Wood Burns
This fact may make the word “resilience” in today’s blog title seem a little optimistic. But time and again, real-world testing in Europe, Canada, and Australia show that in fires, large-section mass timbers maintain their design strength, thanks to how wood reacts to fire.
Fire Testing
To start, let’s look at a recent fire test conducted at the Ottawa Fire and Explosives Testing facility on June 10, 2022

The Canadian Wood Council was assisted by fire researchers at the National Research Council to conduct full-scale fire testing on a two-storey, mass timber office, with open floor plan. The final test was designed to simulate a “worst-case scenario” and was run without the intervention of sprinklers or firefighters.

The office space was arranged with wood cribbing to about 120% of a modern office fuel load. Window and door openings were left open to allow unobstructed air inflow. An “aggressive ignition package” was used to start the fire, ensuring that flames reached the ceiling as rapidly as possible.

At 10 minutes following ignition the fire is at its maximum intensity and thereafter begins to cool.

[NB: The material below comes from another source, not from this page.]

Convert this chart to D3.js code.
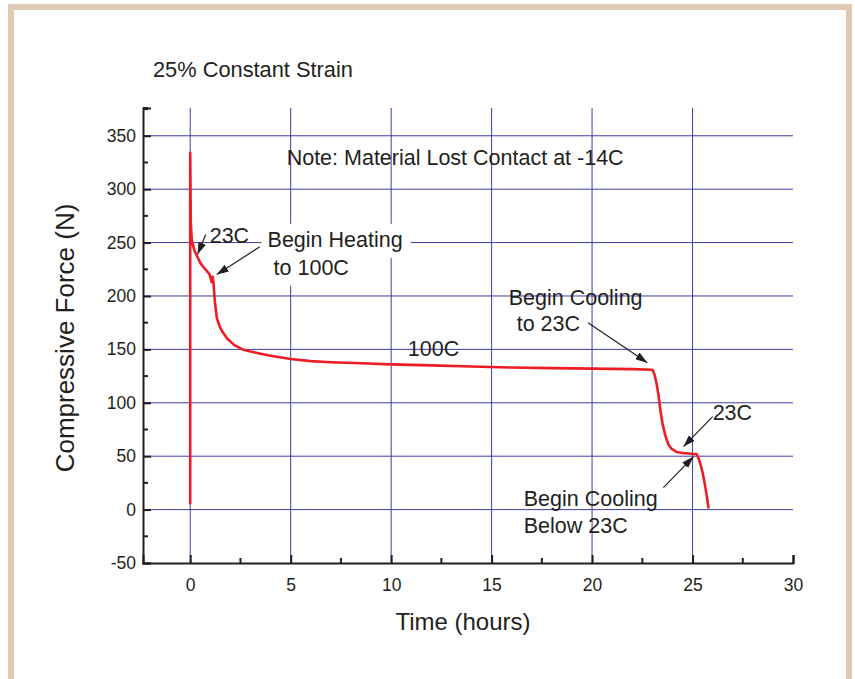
<!DOCTYPE html>
<html>
<head>
<meta charset="utf-8">
<script src="https://cdn.jsdelivr.net/npm/d3@7"></script>
<style>
  html, body { margin: 0; padding: 0; background: #ffffff; }
  svg { display: block; font-family: "Liberation Sans", Arial, Helvetica, sans-serif; }
</style>
</head>
<body>
<svg id="chart" width="855" height="679"></svg>
<script>
// ---- data ----
const timeHours = [0, 0, 0.03, 0.08, 0.2, 0.35, 0.5, 0.7, 0.85, 0.97, 1.07, 1.12, 1.16, 1.22, 1.32, 1.45, 1.62, 1.85, 2.2, 2.6, 3.0, 3.5, 4.0, 5.0, 6.0, 7.0, 8.5, 10, 12, 14, 16, 18, 20, 22, 23.0, 23.1, 23.2, 23.3, 23.4, 23.5, 23.65, 23.8, 23.95, 24.2, 24.5, 24.8, 25.05, 25.2, 25.3, 25.4, 25.5, 25.6, 25.7, 25.8];
const forceN    = [5, 334, 268, 252, 243, 237, 231, 226, 223, 220, 213, 218, 212, 196, 180, 172, 166, 160, 154, 150, 148, 146, 144, 141, 139, 138, 137, 136, 135, 134, 133, 132.5, 132, 131.5, 131, 127, 119, 108, 93, 81, 69, 61, 57, 54, 53, 52.5, 52, 52, 48, 42, 35, 25, 14, 1];

const xTicks = [0, 5, 10, 15, 20, 25, 30];
const yTicks = [-50, 0, 50, 100, 150, 200, 250, 300, 350];
const xGrid = [0, 5, 10, 15, 20, 25];
const yGrid = [0, 50, 100, 150, 200, 250, 300, 350];

const titleText = "25% Constant Strain";
const xLabel = "Time (hours)";
const yLabel = "Compressive Force (N)";

// annotations (data coordinates)
const notes = [
  { text: "Note: Material Lost Contact at -14C", t: 4.8, v: 323 },
  { text: "23C", t: 0.97, v: 250 },
  { text: "Begin Heating", t: 3.85, v: 246, bg: true },
  { text: "to 100C", t: 4.15, v: 220, bg: true },
  { text: "Begin Cooling", t: 15.85, v: 192 },
  { text: "to 23C", t: 16.25, v: 167 },
  { text: "100C", t: 10.83, v: 144 },
  { text: "23C", t: 26.0, v: 84 },
  { text: "Begin Cooling", t: 16.6, v: 3 },
  { text: "Below 23C", t: 16.6, v: -22 }
];
const arrows = [
  { t1: 0.77, v1: 257.5, t2: 0.37, v2: 239 },
  { t1: 3.46, v1: 246, t2: 1.32, v2: 220 },
  { t1: 19.8, v1: 175, t2: 22.75, v2: 137.6 },
  { t1: 26.0, v1: 87, t2: 24.55, v2: 59 },
  { t1: 23.55, v1: 20.6, t2: 25.05, v2: 49.6 }
];

// ---- layout ----
const svg = d3.select("#chart");
const x = d3.scaleLinear().domain([-2.35, 30]).range([143, 793]);
const y = d3.scaleLinear().domain([-50, 376]).range([563, 108]);
const ink = "#231f20";

// frame
svg.append("rect").attr("x", 11).attr("y", 7).attr("width", 838).attr("height", 720)
  .attr("fill", "none").attr("stroke", "#dfcbb3").attr("stroke-width", 6);

const gridColor = "#3d3da6";
// grid
svg.append("g").selectAll("line").data(yGrid).join("line")
  .attr("x1", x.range()[0]).attr("x2", x.range()[1])
  .attr("y1", d => y(d)).attr("y2", d => y(d))
  .attr("stroke", gridColor).attr("stroke-width", 1);
svg.append("g").selectAll("line").data(xGrid).join("line")
  .attr("x1", d => x(d)).attr("x2", d => x(d))
  .attr("y1", y.range()[0]).attr("y2", y.range()[1])
  .attr("stroke", gridColor).attr("stroke-width", 1);

// notes (some with white boxes behind)
const fs = 21.5;
const noteG = svg.append("g").attr("font-size", fs).attr("fill", ink);
notes.forEach(n => {
  const t = noteG.append("text").attr("x", x(n.t)).attr("y", y(n.v)).text(n.text);
  if (n.bg) {
    const b = t.node().getBBox();
    noteG.insert("rect", "text").attr("x", b.x - 6).attr("y", b.y - 4)
      .attr("width", b.width + 14).attr("height", b.height + 10).attr("fill", "#fff");
  }
});

// axes
const fmt = d => String(d);
const xAxis = d3.axisBottom(x).tickValues(xTicks).tickSize(-8).tickPadding(16).tickFormat(fmt);
const yAxis = d3.axisLeft(y).tickValues(yTicks).tickSize(-8).tickPadding(7).tickFormat(fmt);

const gx = svg.append("g").attr("transform", `translate(0,${y(-50)})`).call(xAxis);
const gy = svg.append("g").attr("transform", `translate(${x(-2.35)},0)`).call(yAxis);
[gx, gy].forEach(g => {
  g.select(".domain").attr("stroke", ink).attr("stroke-width", 2);
  g.selectAll(".tick line").attr("stroke", ink).attr("stroke-width", 2);
  g.selectAll(".tick text").attr("font-size", 17.5).attr("fill", ink)
    .attr("font-family", "Liberation Sans, Arial, sans-serif");
});
// minor ticks
const xMinor = d3.range(2.5, 30, 5);
const yMinor = d3.range(-25, 376, 50);
svg.append("g").selectAll("line").data(xMinor).join("line")
  .attr("x1", d => x(d)).attr("x2", d => x(d))
  .attr("y1", y(-50)).attr("y2", y(-50) - 5)
  .attr("stroke", ink).attr("stroke-width", 2);
svg.append("g").selectAll("line").data(yMinor).join("line")
  .attr("x1", x(-2.35)).attr("x2", x(-2.35) + 5)
  .attr("y1", d => y(d)).attr("y2", d => y(d))
  .attr("stroke", ink).attr("stroke-width", 2);
svg.append("line").attr("x1", x(-2.35)).attr("x2", x(-2.35) + 5)
  .attr("y1", y(376)).attr("y2", y(376)).attr("stroke", ink).attr("stroke-width", 2);

// curve
const line = d3.line().x((d, i) => x(timeHours[i])).y(d => y(d));
svg.append("path").attr("d", line(forceN)).attr("fill", "none")
  .attr("stroke", "#ee1c25").attr("stroke-width", 2.6).attr("stroke-linejoin", "round");

// arrows
const defs = svg.append("defs");
defs.append("marker").attr("id", "ah").attr("viewBox", "0 0 12 8")
  .attr("refX", 12).attr("refY", 4).attr("markerWidth", 12).attr("markerHeight", 8)
  .attr("markerUnits", "userSpaceOnUse").attr("orient", "auto")
  .append("path").attr("d", "M0,0 L12,4 L0,8 Z").attr("fill", ink);
svg.append("g").selectAll("line").data(arrows).join("line")
  .attr("x1", d => x(d.t1)).attr("y1", d => y(d.v1))
  .attr("x2", d => x(d.t2)).attr("y2", d => y(d.v2))
  .attr("stroke", ink).attr("stroke-width", 1.2).attr("marker-end", "url(#ah)");

// titles
svg.append("text").attr("x", 153).attr("y", 77).attr("font-size", 21.8).attr("fill", ink).text(titleText);
svg.append("text").attr("x", 463).attr("y", 630).attr("text-anchor", "middle")
  .attr("font-size", 24).attr("fill", ink).text(xLabel);
svg.append("text").attr("transform", `translate(74,338) rotate(-90)`)
  .attr("text-anchor", "middle").attr("font-size", 26).attr("fill", ink).text(yLabel);
</script>
</body>
</html>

By 25 minutes, only the remains of the “office furnishings” continue to burn at a low intensity.
The fire lasted four hours, ten minutes and self-extinguished once the fuel load was exhausted. Despite the intensity of the fire, the building remained structurally sound and, following the fire, was safe to enter.
Char Saves the Day
Why did the office building in the CWC fire test not collapse? The answer is found in the way big timbers burn. As fire envelopes a big timber, it develops a surface char layer, and two effects occur – the char is much less combustible and its also a poor conductor of heat. These characteristics of char dramatically slow the transfer of heat to the interior of timbers, which in turn reduces the rate of burn and limits the amount of material available for combustion. By sizing timbers to account for the char layer, a mass timber structure can endure a “worst case” fire and still maintain structural integrity.
The dramatic photos above leave no doubt that fire is a severe threat to structures and human life. They also show that mass timber acts in a way similar to non-combustible construction. It is the contents that burn while the structure keeps its capacity for loads. In multi-storey buildings this capability allows for fire survival in cases where evacuation becomes untenable and ‘shelter in place’ is the remaining option.
Sprinklers Work
Building codes require multi-unit residential buildings of four stories or more to have automatic sprinklers. They also have hardwired smoke detectors and fire alarm control panels that notify the local fire department. Thus, the probability of a “worst-case” scenario is very low. In Europe, an engineering consulting firm Arup conducted fire tests on a large mass timber structure and found that when a low-pressure water mist suppression system was in use, it effectively extinguished the fire with only “limited discolouration” of the ceiling panels above the fire ignition point and minimal water damage.
Conclusion
While fires will always be a risk, modern mass timber design and construction dramatically improve life safety. While mass timber is extremely difficult to ignite, when it is exposed to fire, its char-forming trait will protect its load bearing capacity. When an operating sprinkler system is in use, fires will be contained within the space where they were initiated.